Se só Deus é Deus, e nesse caso só é possível que haja um Deus, havendo dois, um seria a limitação do outro, está garantido que nenhum homem, nenhuma realidade, nenhuma ideologia ou sistema político, social, económico, poderá ser endeusado. E nessa medida, também a proteção dos mais desvalidos, pois a justiça de Deus há de cumprir-se, aqui e agora, e, em última instância, na eternidade, pelo que nos exige já uma tomada de posição sobre os outros.
5 – O apóstolo dir-nos-á, repetidamente, ainda que se perceba a acentuação sobre a fé, que a caridade, o amor, a compaixão, é a realidade que se vive no tempo e na história e nos leva à eternidade.
Conjuntamente com Silvano e Timóteo, São Paulo deixa-nos esta belíssima saudação, englobando a fé, a esperança e a caridade, com origem em Deus que é Amor: «A graça e a paz estejam convosco.

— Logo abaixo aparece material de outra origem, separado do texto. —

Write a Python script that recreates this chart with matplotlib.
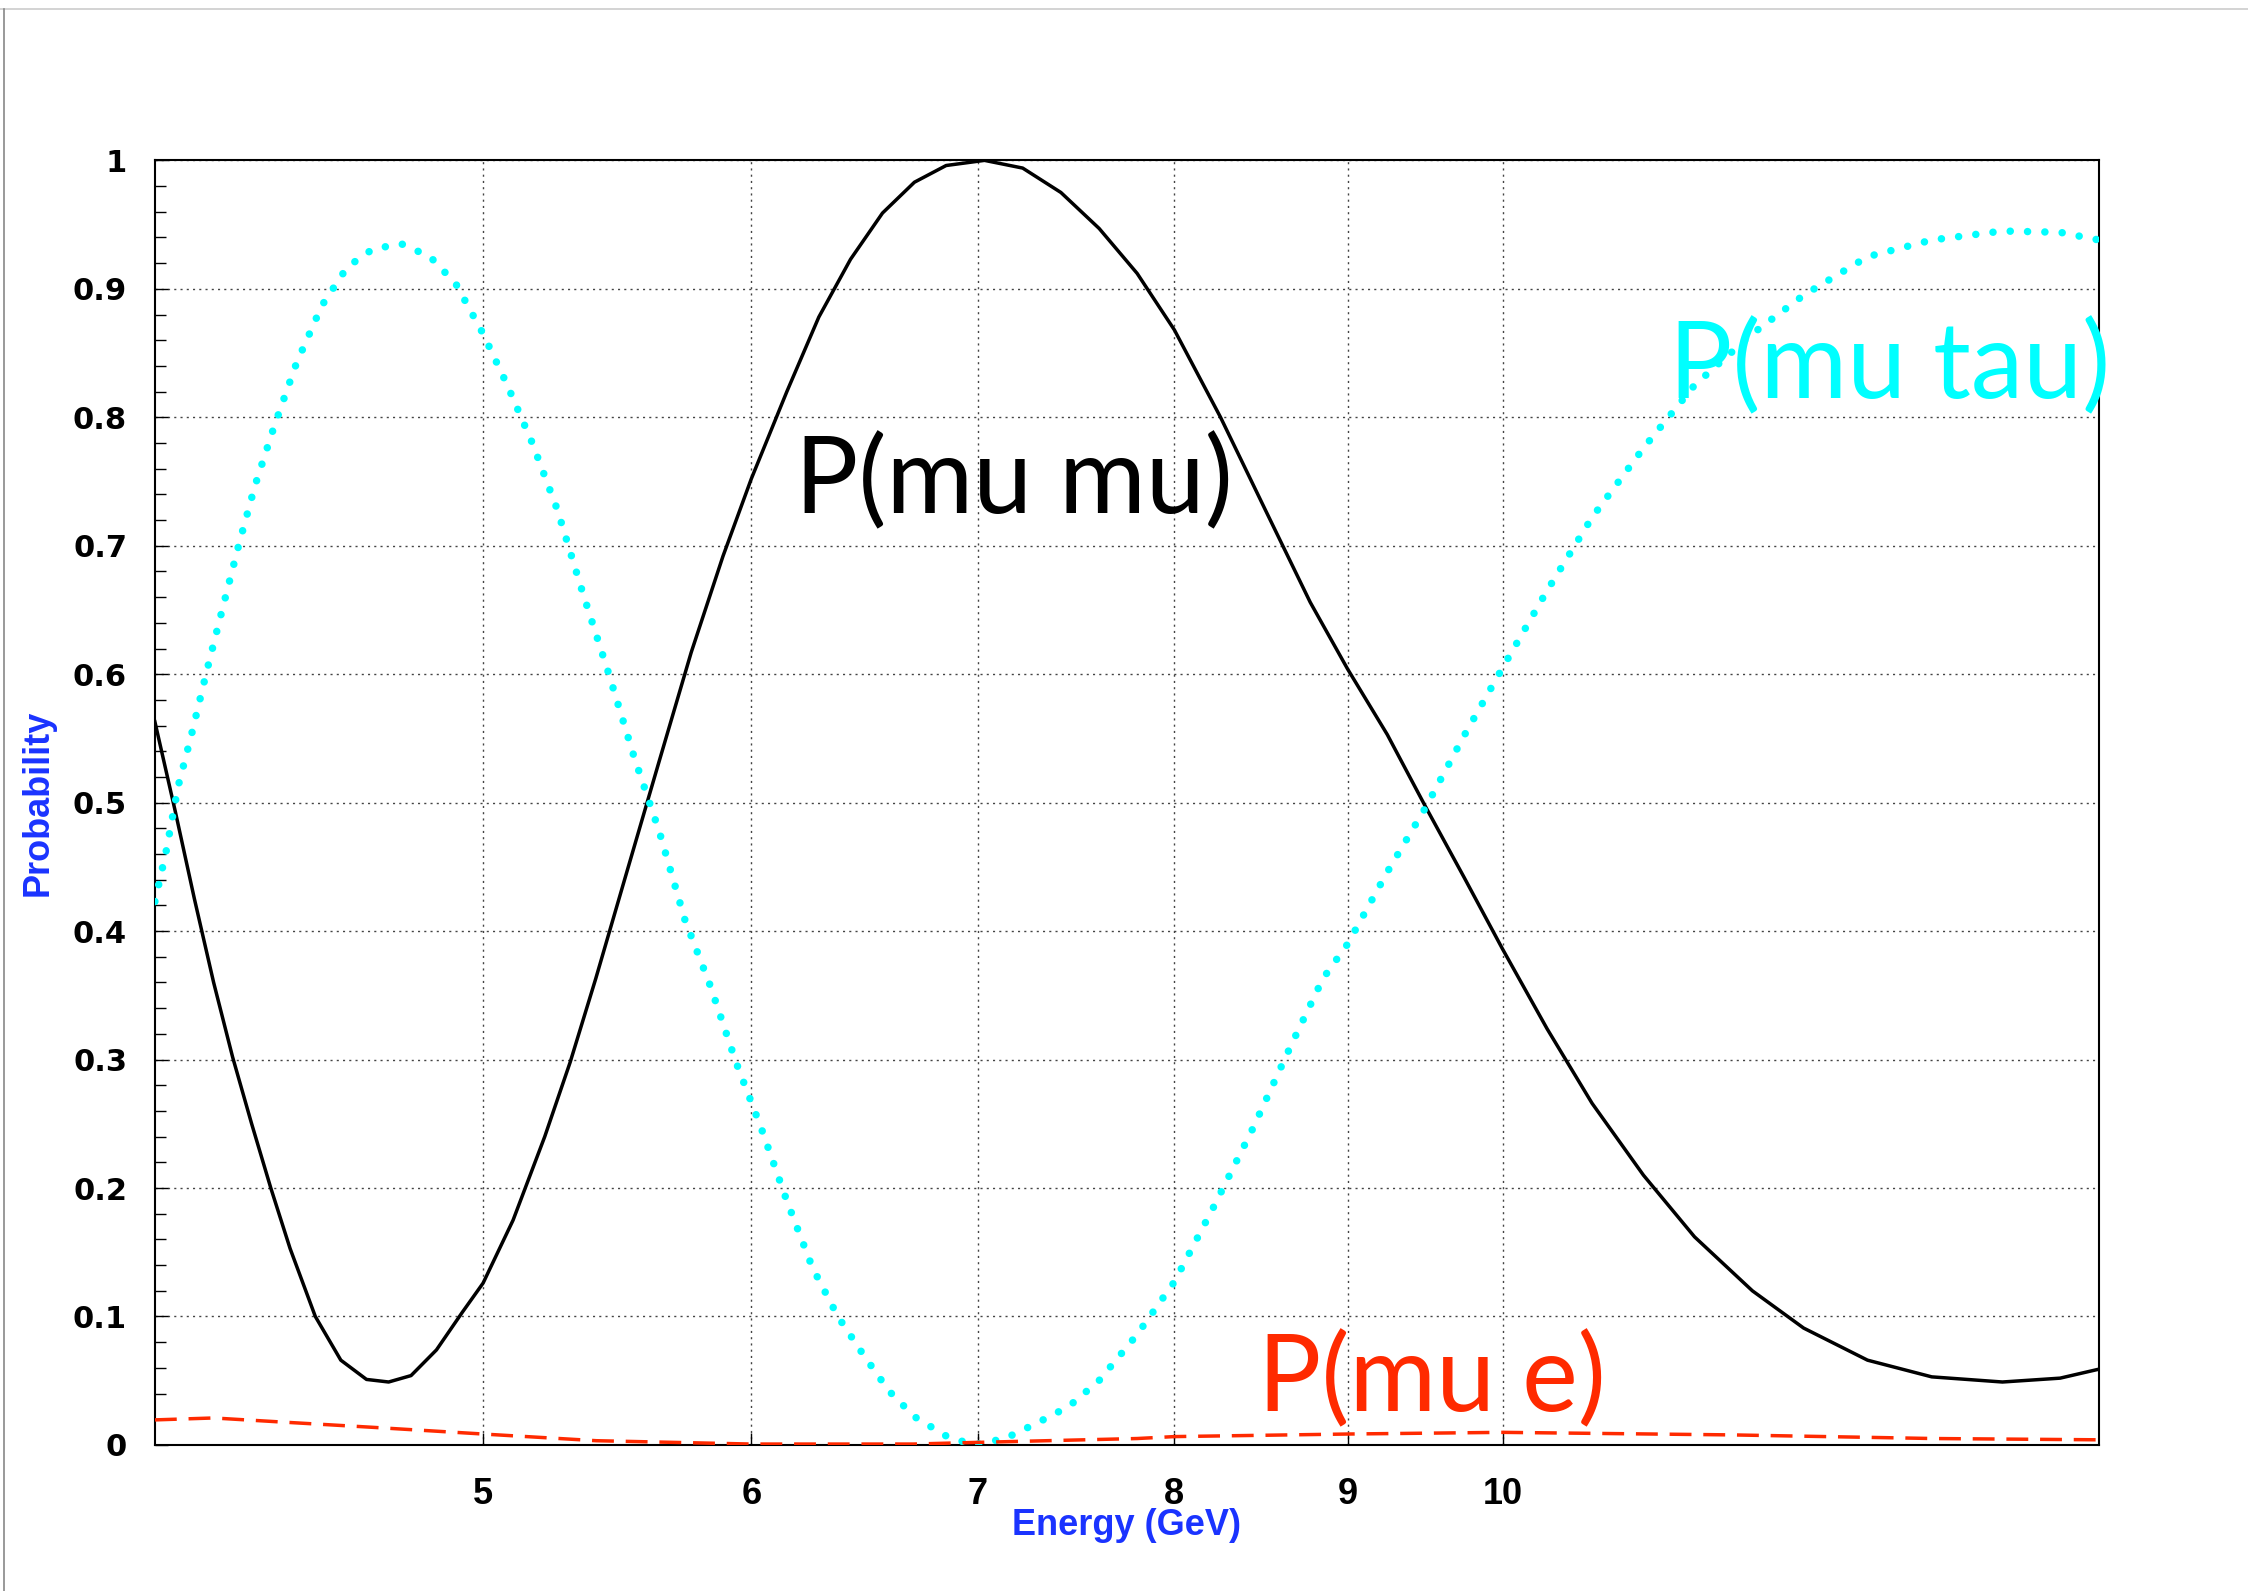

Damos continuamente graças a Deus por todos vós, ao fazermos menção de vós nas nossas orações. Recordamos a atividade da vossa fé, o esforço da vossa caridade e a firmeza da vossa esperança em Nosso Senhor Jesus Cristo, na presença de Deus, nosso Pai. Nós sabemos, irmãos amados por Deus, como fostes escolhidos. O nosso Evangelho não vos foi pregado somente com palavras, mas também com obras poderosas, com a ação do Espírito Santo».
A fé, o Evangelho, tem nas obras a confirmação do que se professa e anuncia. São conhecidas as coletas que o apóstolo promove nas suas comunidades a favor de outras mais desfavorecidas, nomeadamente a comunidade de Jerusalém e como deixa rasgados louvores àqueles cuja fé os comprometeu na caridade para com os outros.
Em Dia Mundial das Missões, a mesma missão, anunciar o Evangelho, em toda a parte, com palavras e obras, com a voz e a vida, com a oração e a partilha solidária.
Pe. Manuel Gonçalves
Textos para a Eucaristia (ano A): Is 45, 1. 4-6; Sl 95 (96); 1 Tes 1, 1-5b; Mt 22, 15-21.